EXERCISE: The listing below should be printed exactly, every line of it. Skip the pictures.
────────────────────
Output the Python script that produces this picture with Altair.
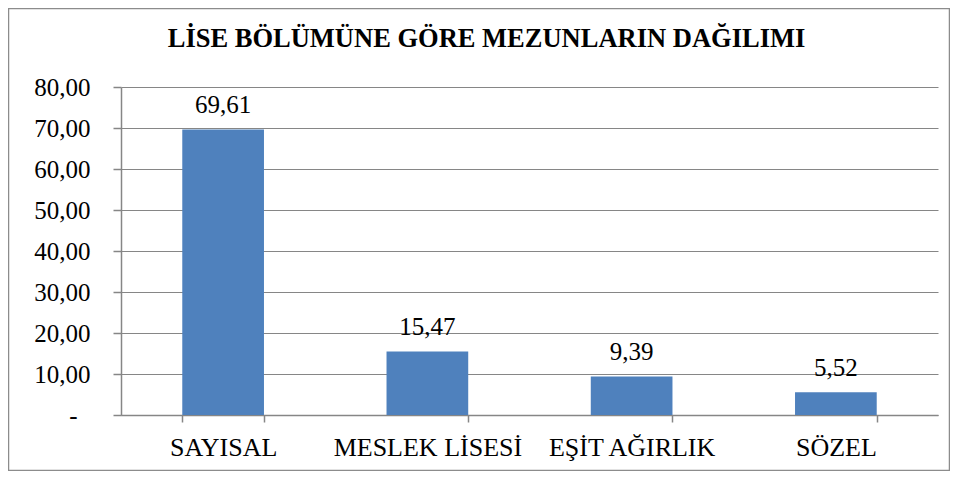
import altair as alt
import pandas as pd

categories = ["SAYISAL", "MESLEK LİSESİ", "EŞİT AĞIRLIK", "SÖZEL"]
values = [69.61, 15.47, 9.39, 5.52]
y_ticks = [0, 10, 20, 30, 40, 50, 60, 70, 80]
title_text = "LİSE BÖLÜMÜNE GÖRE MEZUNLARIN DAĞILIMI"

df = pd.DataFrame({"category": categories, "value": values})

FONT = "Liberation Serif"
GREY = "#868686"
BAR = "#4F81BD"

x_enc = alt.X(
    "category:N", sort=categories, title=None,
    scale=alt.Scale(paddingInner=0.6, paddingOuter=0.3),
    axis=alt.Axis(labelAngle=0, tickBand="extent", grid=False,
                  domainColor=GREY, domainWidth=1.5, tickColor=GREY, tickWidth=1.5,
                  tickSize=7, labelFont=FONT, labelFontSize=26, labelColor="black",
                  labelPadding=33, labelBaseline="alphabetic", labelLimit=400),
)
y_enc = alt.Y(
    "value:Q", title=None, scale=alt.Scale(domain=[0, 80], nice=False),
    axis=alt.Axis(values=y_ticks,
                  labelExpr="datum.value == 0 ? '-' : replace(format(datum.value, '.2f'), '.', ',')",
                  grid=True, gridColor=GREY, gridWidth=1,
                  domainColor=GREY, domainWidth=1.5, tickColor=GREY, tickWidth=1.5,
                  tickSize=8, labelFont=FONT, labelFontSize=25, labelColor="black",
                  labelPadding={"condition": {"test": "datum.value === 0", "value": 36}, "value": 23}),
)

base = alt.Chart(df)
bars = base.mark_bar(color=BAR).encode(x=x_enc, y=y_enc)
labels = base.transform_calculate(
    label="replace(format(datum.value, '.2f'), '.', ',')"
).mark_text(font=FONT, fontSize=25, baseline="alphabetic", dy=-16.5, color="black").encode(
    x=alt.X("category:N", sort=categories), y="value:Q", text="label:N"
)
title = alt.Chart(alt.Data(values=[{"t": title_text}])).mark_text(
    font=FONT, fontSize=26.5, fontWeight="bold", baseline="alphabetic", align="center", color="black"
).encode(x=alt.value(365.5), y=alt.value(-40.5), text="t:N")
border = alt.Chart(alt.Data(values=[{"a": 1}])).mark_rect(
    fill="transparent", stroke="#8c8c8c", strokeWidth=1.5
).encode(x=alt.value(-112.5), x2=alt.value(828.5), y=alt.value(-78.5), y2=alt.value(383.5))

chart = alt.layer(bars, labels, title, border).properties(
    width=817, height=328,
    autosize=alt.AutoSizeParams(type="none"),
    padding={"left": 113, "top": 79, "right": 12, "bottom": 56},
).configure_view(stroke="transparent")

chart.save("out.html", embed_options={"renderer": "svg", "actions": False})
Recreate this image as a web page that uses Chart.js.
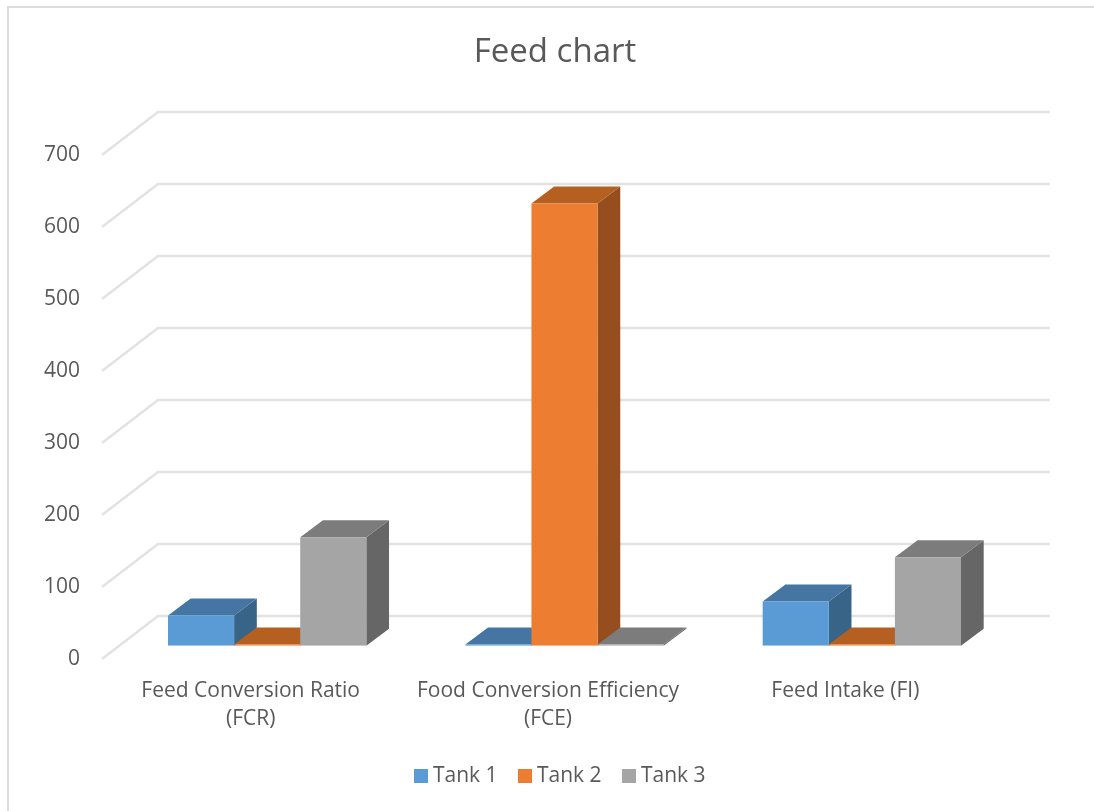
────────────────────
EXERCISE SOLUTION:
Output the Python script that produces this picture with Altair.
import altair as alt
import pandas as pd

categories = ["SAYISAL", "MESLEK LİSESİ", "EŞİT AĞIRLIK", "SÖZEL"]
values = [69.61, 15.47, 9.39, 5.52]
y_ticks = [0, 10, 20, 30, 40, 50, 60, 70, 80]
title_text = "LİSE BÖLÜMÜNE GÖRE MEZUNLARIN DAĞILIMI"

df = pd.DataFrame({"category": categories, "value": values})

FONT = "Liberation Serif"
GREY = "#868686"
BAR = "#4F81BD"

x_enc = alt.X(
    "category:N", sort=categories, title=None,
    scale=alt.Scale(paddingInner=0.6, paddingOuter=0.3),
    axis=alt.Axis(labelAngle=0, tickBand="extent", grid=False,
                  domainColor=GREY, domainWidth=1.5, tickColor=GREY, tickWidth=1.5,
                  tickSize=7, labelFont=FONT, labelFontSize=26, labelColor="black",
                  labelPadding=33, labelBaseline="alphabetic", labelLimit=400),
)
y_enc = alt.Y(
    "value:Q", title=None, scale=alt.Scale(domain=[0, 80], nice=False),
    axis=alt.Axis(values=y_ticks,
                  labelExpr="datum.value == 0 ? '-' : replace(format(datum.value, '.2f'), '.', ',')",
                  grid=True, gridColor=GREY, gridWidth=1,
                  domainColor=GREY, domainWidth=1.5, tickColor=GREY, tickWidth=1.5,
                  tickSize=8, labelFont=FONT, labelFontSize=25, labelColor="black",
                  labelPadding={"condition": {"test": "datum.value === 0", "value": 36}, "value": 23}),
)

base = alt.Chart(df)
bars = base.mark_bar(color=BAR).encode(x=x_enc, y=y_enc)
labels = base.transform_calculate(
    label="replace(format(datum.value, '.2f'), '.', ',')"
).mark_text(font=FONT, fontSize=25, baseline="alphabetic", dy=-16.5, color="black").encode(
    x=alt.X("category:N", sort=categories), y="value:Q", text="label:N"
)
title = alt.Chart(alt.Data(values=[{"t": title_text}])).mark_text(
    font=FONT, fontSize=26.5, fontWeight="bold", baseline="alphabetic", align="center", color="black"
).encode(x=alt.value(365.5), y=alt.value(-40.5), text="t:N")
border = alt.Chart(alt.Data(values=[{"a": 1}])).mark_rect(
    fill="transparent", stroke="#8c8c8c", strokeWidth=1.5
).encode(x=alt.value(-112.5), x2=alt.value(828.5), y=alt.value(-78.5), y2=alt.value(383.5))

chart = alt.layer(bars, labels, title, border).properties(
    width=817, height=328,
    autosize=alt.AutoSizeParams(type="none"),
    padding={"left": 113, "top": 79, "right": 12, "bottom": 56},
).configure_view(stroke="transparent")

chart.save("out.html", embed_options={"renderer": "svg", "actions": False})
Recreate this image as a web page that uses Chart.js.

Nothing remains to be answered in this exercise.